Farama-Foundation / Gymnasium

An API standard for single-agent reinforcement learning environments, with popular reference environments and related utilities (formerly Gym)
https://gymnasium.farama.org
MIT License
6.84k stars 762 forks source link

[Proposal] Improve `check_env` #927

Closed Kallinteris-Andreas closed 6 months ago

Kallinteris-Andreas commented 7 months ago

Proposal

Hey, one issue in Gymansium-Robotics was discovered, which could have been avoided if check_env was improved

Critique 1

utils.check_env.data_equivilance makes all_close comparisons, instead of equality comparison, Line 57 at: https://github.com/Farama-Foundation/Gymnasium/blob/806d8afe9358d9ff2b092f4a4d7ccf0b320690a8/gymnasium/utils/env_checker.py#L33-L63

proposed solution

add an exact argument to data_equivilance and it should be used as True when env.spec.nondeterministic=False.

Note: all gymnasium & gymnasium-robotics environments pass with exact=True

Critique 2

It does not test that env.reset() properly resets the internal state, it just checks that initial observation is the same

proposed solution

for now, we can not have a solution that works across environments

Critique 3

It does test env.step()

proposed solution

add a simple check_step test function, which assumes that reset(seed) is deterministic (tested before running this function) and asserts that step is deterministic.

Motivation

No response

Pitch

No response

Alternatives

No response

Additional context

No response

Checklist

Kallinteris-Andreas commented 6 months ago

@pseudo-rnd-thoughts regarding Critique 1 1) is it a good idea to change the default exact argument of data_equivilance to True? 2) or change the make function call to include exact=True (at least inside env_checker.py)?

pseudo-rnd-thoughts commented 6 months ago

Sorry I didn't respond when this was originally posted. I'm worried about using allequal rather than allclose due to float point numbers particularly for robotics environments.

An alternative solution for check_env is to use both allclose and allequal. For a given observation, we first check if allequal, if False then run allclose, if all close fails then we raise an error about that otherwise we just log to the users the non-equalness as an environment can be deterministic to e-8 but not equivalent.

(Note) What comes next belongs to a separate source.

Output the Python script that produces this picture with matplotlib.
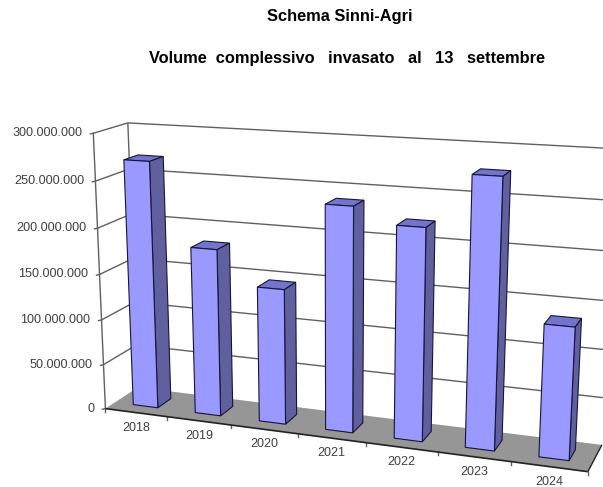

I know from talking to the Mujoco devs that due to physics changes / optimisations that mujoco versions are not deterministic and can produce different observations however within e-10 or so I believe.

Kallinteris-Andreas commented 6 months ago

1) there is no point in running allequal and then if it fails allclose, this is effectively the same as running allclose 2) for a given version of the mujuco library, the behavior will be 100% exact (unless we or the mujoco team make a mistake)

RedTachyon commented 6 months ago

Keep in mind checking floats for equality is always asking for trouble. Float operations are not associative, and strictly speaking, it's not even true that a == a (nan) or a + b == a + b (precision fuckery). If there's any GPU involved (which might be the case even in mujoco due to the brax stuff?), nothing is deterministic at that point due to the parallel execution + nonassociativity.

Some opt-in flag to enable "strict" mode might be alright, but it's still a bit of a footgun threat.

Kallinteris-Andreas commented 6 months ago

You make a good point we should not change the default Behaviour of data_eqivilence

but for check_env I believe we should use exact=true.

pseudo-rnd-thoughts commented 6 months ago

there is no point in running allequal and then if it fails allclose, this is effectively the same as running allclose

My suggestion would run allequal first then allclose so there are cases where the first would fail but the second won't

Kallinteris-Andreas commented 6 months ago

@pseudo-rnd-thoughts do we agree that: allclose(DATA) == allequal(DATA) or allclose(DATA)

pseudo-rnd-thoughts commented 6 months ago

Yes, but my suggestion is to run allequal first and raise only a warning if false, only then to run allclose as a way of detecting issues

Kallinteris-Andreas commented 6 months ago

I do not see the benefit to that. since check_env makes operations deterministically.